Nearly everyone wants to regard themselves as victims of the former system. But not all of us were victims. Most people supported the dictatorship through their passivity. But how many people of my generation will admit it?

Each of these groups – true victims, the system's dignitaries and intellectuals – perceive justice of the transformation period differently. Let's take Romania. Victims demanded radical vetting, putting secret informers of the Securitate on trial and sacking them from their jobs. To people wronged by the regime, vetting regulations were never sufficiently severe. They wanted to entirely eliminate people of the ancien régime from public life. Punishing collaborators became a symbol of justice to them. Such demands emerged soon after the collapse of the dictatorship of Nicolae Ceauşescu in the Timişoara Proclamation of 1990. These, of course, were never fulfilled by the political class, which in Romania was in a large part rooted in the former Communist Party.

In Poland the former democratic opposition was divided to a greater extent. A portion of the right-wing politicians demanded vetting, whilst centre-left politicians were opposed.

In Romania such harsh rhetoric by the regime's victims resulted from the way the dictatorship was overthrown – in bloody revolution.
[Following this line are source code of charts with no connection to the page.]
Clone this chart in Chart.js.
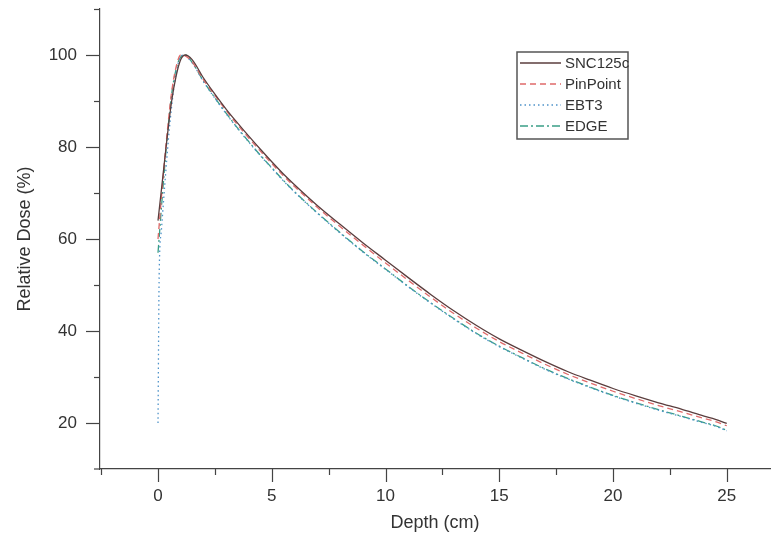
<!DOCTYPE html>
<html>
<head>
<meta charset="utf-8">
<script src="https://cdn.jsdelivr.net/npm/chart.js@4"></script>
<style>
  html, body { margin: 0; padding: 0; background: #fff; }
  #wrap { width: 775px; height: 538px; position: relative; }
</style>
</head>
<body>
<div id="wrap"><canvas id="pddChart"></canvas></div>
<script>
/* Depth dose comparison - SNC125c / PinPoint / EBT3 / EDGE */

// depths (cm) shared by SNC125c, PinPoint and EDGE
const depths = [0, 0.2, 0.4, 0.6, 0.8, 1.0, 1.2, 1.5, 2, 2.5, 3, 3.5, 4, 4.5, 5, 5.5, 6,
    7, 8, 9, 10, 11, 12, 13, 14, 15, 16, 17, 18, 19, 20, 21, 22, 23, 24, 24.5, 25];

const snc125c = [64, 73, 82, 90, 95.5, 99, 100, 99, 95, 91.5, 88.2, 85.2, 82.3, 79.5, 76.8, 74.2, 71.8,
    67.3, 63.2, 59.2, 55.4, 51.6, 47.9, 44.4, 41.2, 38.3, 35.8, 33.4, 31.2, 29.3, 27.5, 25.9, 24.4, 23, 21.5, 20.8, 19.9];

const pinPoint = [60, 72, 83, 92, 97.5, 100, 99.8, 98.5, 94.6, 91.2, 87.9, 84.8, 81.9, 79.1, 76.4, 73.8, 71.4,
    66.9, 62.7, 58.7, 54.8, 51, 47.3, 43.8, 40.6, 37.7, 35.2, 32.8, 30.6, 28.7, 26.9, 25.3, 23.8, 22.4, 21, 20.3, 19.4];

const edge = [57, 70, 82, 91.5, 97, 99.6, 100, 98.4, 94.3, 90.7, 87.3, 84.1, 81.1, 78.2, 75.5, 72.8, 70.3,
    65.7, 61.4, 57.3, 53.5, 49.7, 46.1, 42.7, 39.5, 36.7, 34.2, 31.8, 29.7, 27.8, 26, 24.4, 22.9, 21.5, 20.1, 19.4, 18.4];

// film has its own sampling near the surface
const ebt3Depths = [0, 0.05, 0.15, 0.3, 0.5, 0.7, 0.9, 1.1, 1.5, 2, 2.5, 3, 3.5, 4, 4.5, 5, 5.5, 6,
    7, 8, 9, 10, 11, 12, 13, 14, 15, 16, 17, 18, 19, 20, 21, 22, 23, 24, 24.5, 25];
const ebt3 = [20, 52, 62, 72, 84, 93, 98.5, 100, 98.3, 94.2, 90.6, 87.2, 84, 81, 78.1, 75.4, 72.7, 70.2,
    65.6, 61.3, 57.2, 53.4, 49.6, 46, 42.6, 39.4, 36.6, 34.1, 31.7, 29.6, 27.7, 25.9, 24.3, 22.8, 21.4, 20, 19.3, 18.3];

const xTickLabels = [0, 5, 10, 15, 20, 25];
const yTickLabels = [20, 40, 60, 80, 100];
const xMinorTicks = [-2.5, 2.5, 7.5, 12.5, 17.5, 22.5];
const yMinorTicks = [30, 50, 70, 90, 110];

const seriesNames = ['SNC125c', 'PinPoint', 'EBT3', 'EDGE'];
const seriesColors = ['#5a3d3d', '#e06a6a', '#4f93c9', '#3a9e86'];
const seriesDash = [[], [6, 4], [1.5, 3], [8, 3, 2, 3]];

const TEXT = '#333';
const AXIS = '#444';
const FONT = 'Liberation Sans, Arial, sans-serif';

const toPoints = (xs, ys) => xs.map((x, i) => ({ x: x, y: ys[i] }));

// outward tick marks (major + minor) and the legend box
const tickAndLegendPlugin = {
    id: 'tickAndLegend',
    afterDraw(chart) {
        const c = chart.ctx;
        const xs = chart.scales.x;
        const ys = chart.scales.y;
        const area = chart.chartArea;
        c.save();
        c.strokeStyle = AXIS;
        c.lineWidth = 1.2;
        c.setLineDash([]);

        // x axis overshoots the y axis a little on the left
        c.beginPath();
        c.moveTo(area.left - 6, area.bottom);
        c.lineTo(area.left, area.bottom);
        c.stroke();

        const xTick = (v, len) => {
            const px = Math.round(xs.getPixelForValue(v)) + 0.5;
            c.beginPath();
            c.moveTo(px, area.bottom);
            c.lineTo(px, area.bottom + len);
            c.stroke();
        };
        const yTick = (v, len) => {
            const py = Math.round(ys.getPixelForValue(v)) + 0.5;
            c.beginPath();
            c.moveTo(area.left, py);
            c.lineTo(area.left - len, py);
            c.stroke();
        };
        xTickLabels.forEach(v => xTick(v, 13));
        xMinorTicks.forEach(v => xTick(v, 6));
        yTickLabels.forEach(v => yTick(v, 14));
        yMinorTicks.forEach(v => yTick(v, 6));

        // legend
        const bx = 517, by = 52, bw = 111, bh = 87;
        c.strokeStyle = '#555';
        c.lineWidth = 1.5;
        c.strokeRect(bx, by, bw, bh);
        c.font = '15px ' + FONT;
        c.fillStyle = TEXT;
        c.textBaseline = 'middle';
        seriesNames.forEach((name, i) => {
            const ly = by + 11 + i * 21;
            c.strokeStyle = seriesColors[i];
            c.lineWidth = 1.3;
            c.setLineDash(seriesDash[i]);
            c.beginPath();
            c.moveTo(bx + 3, ly);
            c.lineTo(bx + 44, ly);
            c.stroke();
            c.setLineDash([]);
            c.fillText(name, bx + 48, ly + 1);
        });
        c.restore();
    }
};

const datasets = [
    toPoints(depths, snc125c),
    toPoints(depths, pinPoint),
    toPoints(ebt3Depths, ebt3),
    toPoints(depths, edge)
].map((pts, i) => ({
    label: seriesNames[i],
    data: pts,
    borderColor: seriesColors[i],
    borderWidth: 1.3,
    borderDash: seriesDash[i],
    pointRadius: 0,
    fill: false,
    tension: 0,
    cubicInterpolationMode: 'monotone'
}));

new Chart(document.getElementById('pddChart'), {
    type: 'line',
    data: { datasets: datasets },
    plugins: [tickAndLegendPlugin],
    options: {
        responsive: true,
        maintainAspectRatio: false,
        animation: false,
        layout: { padding: { top: 9, right: 5, left: 0, bottom: 0 } },
        plugins: {
            legend: { display: false },
            tooltip: { enabled: false }
        },
        scales: {
            x: {
                type: 'linear',
                min: -2.55,
                max: 26.9,
                afterFit: (scale) => {
                    scale.height = 69;
                    scale.paddingLeft = 0;
                    scale.paddingRight = 0;
                },
                afterBuildTicks: (scale) => { scale.ticks = xTickLabels.map(v => ({ value: v })); },
                grid: { display: false, drawTicks: false },
                border: { display: true, color: AXIS, width: 1.2 },
                ticks: {
                    padding: 17,
                    color: TEXT,
                    font: { family: FONT, size: 17 },
                    maxRotation: 0
                },
                title: {
                    display: true,
                    text: 'Depth (cm)',
                    color: TEXT,
                    font: { family: FONT, size: 18 },
                    padding: { top: 0, bottom: 4 }
                }
            },
            y: {
                type: 'linear',
                min: 10,
                max: 110,
                afterFit: (scale) => {
                    scale.width = 100;
                    scale.paddingTop = 0;
                    scale.paddingBottom = 0;
                },
                afterBuildTicks: (scale) => { scale.ticks = yTickLabels.map(v => ({ value: v })); },
                grid: { display: false, drawTicks: false },
                border: { display: true, color: AXIS, width: 1.2 },
                ticks: {
                    padding: 23,
                    color: TEXT,
                    font: { family: FONT, size: 17 }
                },
                title: {
                    display: true,
                    text: 'Relative Dose (%)',
                    color: TEXT,
                    font: { family: FONT, size: 18 },
                    padding: { top: 14, bottom: 0 }
                }
            }
        }
    }
});
</script>
</body>
</html>
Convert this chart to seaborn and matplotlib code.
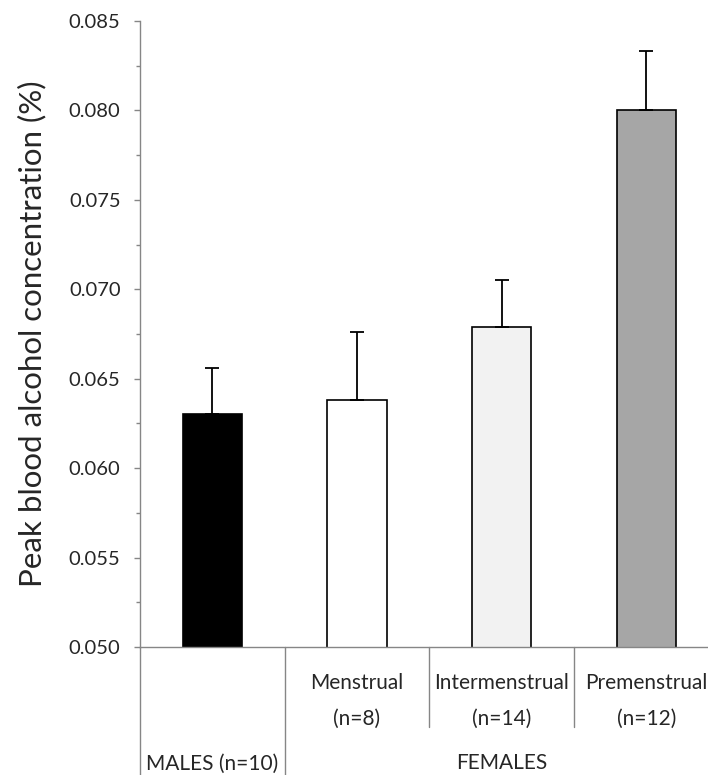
import seaborn as sns
import matplotlib.pyplot as plt
from matplotlib.ticker import MultipleLocator
import matplotlib.transforms as mtransforms

# Data: peak blood alcohol concentration (%), mean and SEM
groups = ['Males', 'Menstrual', 'Intermenstrual', 'Premenstrual']
means = [0.0630, 0.0638, 0.0679, 0.0800]
sems = [0.0026, 0.0038, 0.0026, 0.0033]
bar_colors = ['#000000', '#ffffff', '#f2f2f2', '#a6a6a6']
phase_labels = ['', 'Menstrual', 'Intermenstrual', 'Premenstrual']
n_labels = ['', '(n=8)', '(n=14)', '(n=12)']

sns.set_style('white')
plt.rcParams['font.family'] = ['Lato', 'DejaVu Sans']

fig = plt.figure(figsize=(7.08, 7.75), dpi=100)
ax = fig.add_axes([0.1977, 0.1652, 0.8174, 0.8077])

sns.barplot(x=groups, y=means, hue=groups, palette=bar_colors, legend=False,
            edgecolor='black', linewidth=1.2, width=0.41, ax=ax)
ax.errorbar(range(len(groups)), means, yerr=[[0] * len(sems), sems], fmt='none',
            ecolor='black', elinewidth=1.3, capsize=5, capthick=1.3, zorder=1)

ax.set_ylim(0.050, 0.085)
ax.set_xlim(-0.5, len(groups) - 0.5)
ax.yaxis.set_major_locator(MultipleLocator(0.005))
ax.yaxis.set_minor_locator(MultipleLocator(0.0025))
ax.yaxis.set_major_formatter(lambda v, p: f'{v:.3f}')
ax.tick_params(axis='y', which='major', left=True, length=4, width=1, color='#868686',
               labelsize=14.5, pad=10)
ax.tick_params(axis='y', which='minor', left=True, length=3, width=1, color='#868686')
ax.tick_params(axis='x', bottom=False, labelbottom=False)
ax.set_xlabel('')
ax.set_ylabel('Peak blood alcohol concentration (%)', fontsize=22.5)
ax.yaxis.set_label_coords(-0.162, 0.5)

for side in ['top', 'right']:
    ax.spines[side].set_visible(False)
for side in ['left', 'bottom']:
    ax.spines[side].set_color('#868686')
    ax.spines[side].set_linewidth(1)

# category separators and labels below the axis
trans = mtransforms.blended_transform_factory(ax.transData, ax.transAxes)
for i in range(len(groups) + 1):
    bottom = -0.3 if i <= 1 else -0.128
    ax.plot([i - 0.5, i - 0.5], [0, bottom], transform=trans, color='#868686',
            lw=1, clip_on=False)
for i, (ph, n) in enumerate(zip(phase_labels, n_labels)):
    ax.text(i, -0.0575, ph, transform=trans, ha='center', va='center', fontsize=15)
    ax.text(i, -0.115, n, transform=trans, ha='center', va='center', fontsize=15)
ax.text(0, -0.186, 'MALES (n=10)', transform=trans, ha='center', va='center', fontsize=15)
ax.text(2, -0.186, 'FEMALES', transform=trans, ha='center', va='center', fontsize=15)

fig.savefig('out.png', dpi=100)
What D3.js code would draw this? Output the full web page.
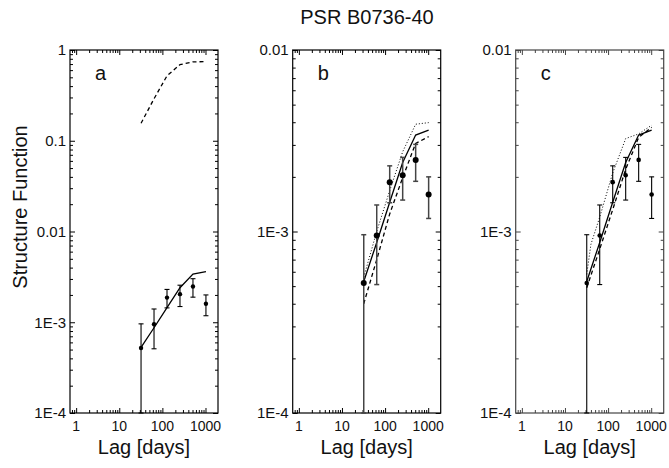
<!DOCTYPE html>
<html>
<head>
<meta charset="utf-8">
<script src="https://cdn.jsdelivr.net/npm/d3@7/dist/d3.min.js"></script>
<style>
  body { margin: 0; background: #fff; overflow: hidden; }
  svg { display: block; }
</style>
</head>
<body>
<svg></svg>
<script>
// measured structure function of PSR B0736-40
const lags = [32, 64, 128, 256, 512, 1024];
const sfMean = [5.2e-4, 9.5e-4, 1.87e-3, 2.04e-3, 2.48e-3, 1.6e-3];
const sfUpper = [9.6e-4, 1.4e-3, 2.3e-3, 2.56e-3, 3.02e-3, 2.0e-3];
const sfLower = [1e-4, 5.1e-4, 1.44e-3, 1.49e-3, 1.89e-3, 1.18e-3];

// model curves
const modelSolid = [5.3e-4, 8.7e-4, 1.45e-3, 2.4e-3, 3.4e-3, 3.62e-3];
const modelDashedA = [0.156, 0.29, 0.52, 0.69, 0.74, 0.745];
const modelDashedB = [4.0e-4, 7.0e-4, 1.25e-3, 1.98e-3, 3.06e-3, 3.33e-3];
const modelDottedB = [5.6e-4, 1.0e-3, 1.68e-3, 2.75e-3, 3.9e-3, 3.98e-3];
const modelDashedC = [4.9e-4, 8.0e-4, 1.32e-3, 2.2e-3, 3.3e-3, 3.75e-3];
const dottedCLags = [32, 40, 64, 128, 256, 512, 1024];
const modelDottedC = [5.8e-4, 8.5e-4, 1.2e-3, 2.1e-3, 3.25e-3, 3.45e-3, 3.85e-3];

const xTicks = [1, 10, 100, 1000];
const yTicksA = [1, 0.1, 0.01, 1e-3, 1e-4];
const yLabelsA = ['1', '0.1', '0.01', '1E-3', '1E-4'];
const yTicksBC = [1e-2, 1e-3, 1e-4];
const yLabelsBC = ['0.01', '1E-3', '1E-4'];

const WIDTH = 669;
const HEIGHT = 468;
const PANEL_TOP = 50;
const PANEL_BOTTOM = 413;
const PANEL_WIDTH = 148;
const PANEL_LEFTS = [70, 292.7, 515.7];
const FONT = '"Liberation Sans", Arial, sans-serif';

const zip = (xs, ys) => xs.map((x, i) => [x, ys[i]]);

const panels = [
  {
    label: 'a',
    yDomain: [1e-4, 1],
    yTicks: yTicksA,
    yLabels: yLabelsA,
    curves: [
      { pts: zip(lags, modelSolid), dash: null },
      { pts: zip(lags, modelDashedA), dash: '4,3' }],
    barColor: '#000', barWidth: 1.1, dotR: 2.2, frame: '#000' },
  {
    label: 'b',
    yDomain: [1e-4, 1e-2],
    yTicks: yTicksBC,
    yLabels: yLabelsBC,
    curves: [
      { pts: zip(lags, modelSolid), dash: null },
      { pts: zip(lags, modelDashedB), dash: '4,3' },
      { pts: zip(lags, modelDottedB), dash: '1,2' }],
    barColor: '#444', barWidth: 1.5, dotR: 3, frame: '#000' },
  {
    label: 'c',
    yDomain: [1e-4, 1e-2],
    yTicks: yTicksBC,
    yLabels: yLabelsBC,
    curves: [
      { pts: zip(lags, modelSolid), dash: null },
      { pts: zip(lags, modelDashedC), dash: '4,3' },
      { pts: zip(dottedCLags, modelDottedC), dash: '1,2' }],
    barColor: '#000', barWidth: 1.1, dotR: 2.3, frame: '#444' }];


const svg = d3.select('svg').
attr('width', WIDTH).
attr('height', HEIGHT).
attr('font-family', FONT);

svg.append('text').
attr('x', 367).
attr('y', 24).
attr('text-anchor', 'middle').
attr('font-size', '20px').
attr('fill', '#111').
text('PSR B0736-40');

svg.append('text').
attr('transform', 'rotate(-90)').
attr('x', -207).
attr('y', 26.5).
attr('text-anchor', 'middle').
attr('font-size', '20px').
attr('fill', '#111').
text('Structure Function');

// minor ticks for a log scale: 2..9 of every decade inside the domain
const minorTicks = (lo, hi) => {
  const out = [];
  for (let e = Math.floor(Math.log10(lo)); e <= Math.ceil(Math.log10(hi)); e++) {
    for (let m = 2; m <= 9; m++) {
      const v = m * Math.pow(10, e);
      if (v > lo && v < hi) out.push(v);
    }
  }
  return out;
};

const textLayer = svg.append('g').attr('fill', '#111');

panels.forEach((p, i) => {
  const left = PANEL_LEFTS[i];
  const right = left + PANEL_WIDTH;
  const xScale = d3.scaleLog().domain([0.72, 1950]).range([left, right]);
  const yScale = d3.scaleLog().domain(p.yDomain).range([PANEL_BOTTOM, PANEL_TOP]);

  const g = svg.append('g');

  // tick marks on all four sides, pointing inward
  const xMinor = minorTicks(0.72, 1950);
  const yMinor = minorTicks(p.yDomain[0], p.yDomain[1]);

  const tickAxes = [
    [d3.axisBottom(xScale), `translate(0,${PANEL_BOTTOM})`, xTicks, xMinor],
    [d3.axisTop(xScale), `translate(0,${PANEL_TOP})`, xTicks, xMinor],
    [d3.axisLeft(yScale), `translate(${left},0)`, p.yTicks, yMinor],
    [d3.axisRight(yScale), `translate(${right},0)`, p.yTicks, yMinor]];

  tickAxes.forEach(([axis, tr, major, minor]) => {
    [[major, -5], [minor, -3]].forEach(([vals, len]) => {
      g.append('g').
      attr('transform', tr).
      call(axis.tickValues(vals).tickSize(len).tickFormat('')).
      call(sel => sel.select('.domain').remove()).
      call(sel => sel.selectAll('text').remove()).
      call(sel => sel.selectAll('line').attr('stroke', p.frame));
    });
  });

  g.append('rect').
  attr('x', left).
  attr('y', PANEL_TOP).
  attr('width', PANEL_WIDTH).
  attr('height', PANEL_BOTTOM - PANEL_TOP).
  attr('fill', 'none').
  attr('stroke', p.frame).
  attr('stroke-width', 1.2);

  // tick labels
  xTicks.forEach(t => {
    textLayer.append('text').
    attr('x', xScale(t)).
    attr('y', PANEL_BOTTOM + 18).
    attr('text-anchor', 'middle').
    attr('font-size', '14px').
    text(t);
  });

  p.yTicks.forEach((t, k) => {
    textLayer.append('text').
    attr('x', left - 4).
    attr('y', yScale(t) + 5.4).
    attr('text-anchor', 'end').
    attr('font-size', '15px').
    text(p.yLabels[k]);
  });

  textLayer.append('text').
  attr('x', left + 25).
  attr('y', PANEL_TOP + 30).
  attr('font-size', '20px').
  text(p.label);

  textLayer.append('text').
  attr('x', left + PANEL_WIDTH / 2).
  attr('y', PANEL_TOP + 404).
  attr('text-anchor', 'middle').
  attr('font-size', '20px').
  text('Lag [days]');

  // model curves
  const line = d3.line().
  x(d => xScale(d[0])).
  y(d => yScale(d[1]));

  p.curves.forEach(c => {
    g.append('path').
    attr('d', line(c.pts)).
    attr('fill', 'none').
    attr('stroke', '#000').
    attr('stroke-width', c.dash === '1,2' ? 1 : 1.3).
    attr('stroke-dasharray', c.dash);
  });

  // data points with error bars
  const pts = lags.map((l, k) => ({ lag: l, v: sfMean[k], hi: sfUpper[k], lo: sfLower[k] }));

  const bars = g.append('g').
  attr('stroke', p.barColor).
  attr('stroke-width', p.barWidth);

  bars.selectAll('.bar').
  data(pts).
  join('line').
  attr('class', 'bar').
  attr('x1', d => xScale(d.lag)).
  attr('x2', d => xScale(d.lag)).
  attr('y1', d => yScale(d.lo)).
  attr('y2', d => yScale(d.hi));

  ['hi', 'lo'].forEach(key => {
    bars.selectAll(`.cap-${key}`).
    data(pts).
    join('line').
    attr('class', `cap-${key}`).
    attr('x1', d => xScale(d.lag) - 2.5).
    attr('x2', d => xScale(d.lag) + 2.5).
    attr('y1', d => yScale(d[key])).
    attr('y2', d => yScale(d[key]));
  });

  g.append('g').
  selectAll('circle').
  data(pts).
  join('circle').
  attr('cx', d => xScale(d.lag)).
  attr('cy', d => yScale(d.v)).
  attr('r', p.dotR).
  attr('fill', '#000');
});
</script>
</body>
</html>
We lacked ‘round-table’ talks. Because of the bloodshed, the regime's victims did not want dialogue with their former oppressors, and it boiled down to a case of ‘we or they’. At the same time, the Romanian example has shown that demands for radical accountability can lead to a situation in which hardly any account settling occurs.

You ascribe none too flattering a role to intellectuals, accusing them of agreeing to some measure of account settling while blocking attempts to bring the dictatorship to account.

In Romania intellectuals played a significant role because some of them were dissidents, whereas in our country there were few such people. We do not have a civil society; hence nothing like Solidarity ever arose in Romania. After the revolution, intellectuals became very influential. It was they who made public opinion aware of the demands on which accountability was based. But mindful of the victims, intellectuals always softened the demands.

Subsequently, it turned out that some of the intellectuals had a disreputable past by virtue of having collaborated with the regime. Intellectuals politicised account settling and diminished public support for transformation solidarity.

The third group comprised Communist Party dignitaries, people attached to special services and other beneficiaries of the former system. In most of the region's countries they retained significant influence on public and political life for years.

When I initially became involved with transitional justice, my research focused on groups advocating account settling. But in Romania, I saw a different situation with my own eyes.

One of the most vociferous groups were tenants residing in property that had been illegally taken from its former owners. To make things clear, these were not poor workers or rank-and-file hirelings of socialism, but representatives of the former regime's elite. Very quickly they organised themselves, acted very effectively and blocked the restitution of property to the heirs of their former owners.

They convinced politicians to legally safeguard their interests including the right to continued residence in flats confiscated during the communist era and their purchase in the event that their former owners had no heirs.

Perhaps there are countries in our region where transitional justice is only a pretence?

Even in Romania, which has done less in many areas than other Central European countries, there has been clear progress in the realm of transitional justice. In spite of everything, some real estate is being returned, and this process is far more advanced than in Poland. Restitution of the property of the biggest religious denomination, the Eastern Orthodox Church, as well as the Greek Catholic Church is moving forward.

Which country is the most advanced in terms of account settling?

The Czech Republic, Slovakia, Poland, Hungary and the Baltic states have done the most to settle accounts with the past. In Romania and Bulgaria there are regulations on the books enabling account settling, but life is what it is, and a great deal still needs to be changed. Albania and the post-Soviet countries of Central Asia have achieved the least.

What about Russia?

Russia is regressing compared to the Gorbachev era.

When will the administration of transitional justice be completed in our part of Europe?

It will not end as long as a significant portion of society continues to lodge claims that the authorities are unable to fulfil. In Poland, the question of property restitution must be resolved. This issue has far-reaching legal and financial consequences, and thus account settling with communism cannot be completed without resolving it. In Romania, authentic vetting continues to be a problem, Up until 2006, secret files were controlled by the new security services that were largely comprised of former Securitate officers, as there was no verification of special services in Romania. Access to these files continues to be limited. Please do not ask whether vetting makes sense this late in the game – this is an entirely different matter. However, the victims do need a symbol.

Do you support settling accounts with former Communist Party leaders by means of court proceedings?

I know that discussions are also under way in Poland as to whether a dictator who has peacefully handed over power should be absolved of his past transgressions. Personally, I believe dictators should be put on trial if there is evidence that they broke the law.

Interviewed by Andrzej Stankiewicz (Rzeczpospolita)

 

>>Professor LAVINIA STAN is a Romanian political scientist with books and articles to her credit. She is employed at the Centre for Post-Communist Studies at Canada's St Francis Xavier University. A year ago, together with Dr Nadya Nedelsky, she published the Encyclopaedia of Transitional Justice, the first comprehensive work devoted to the accountability of dictatorial regimes.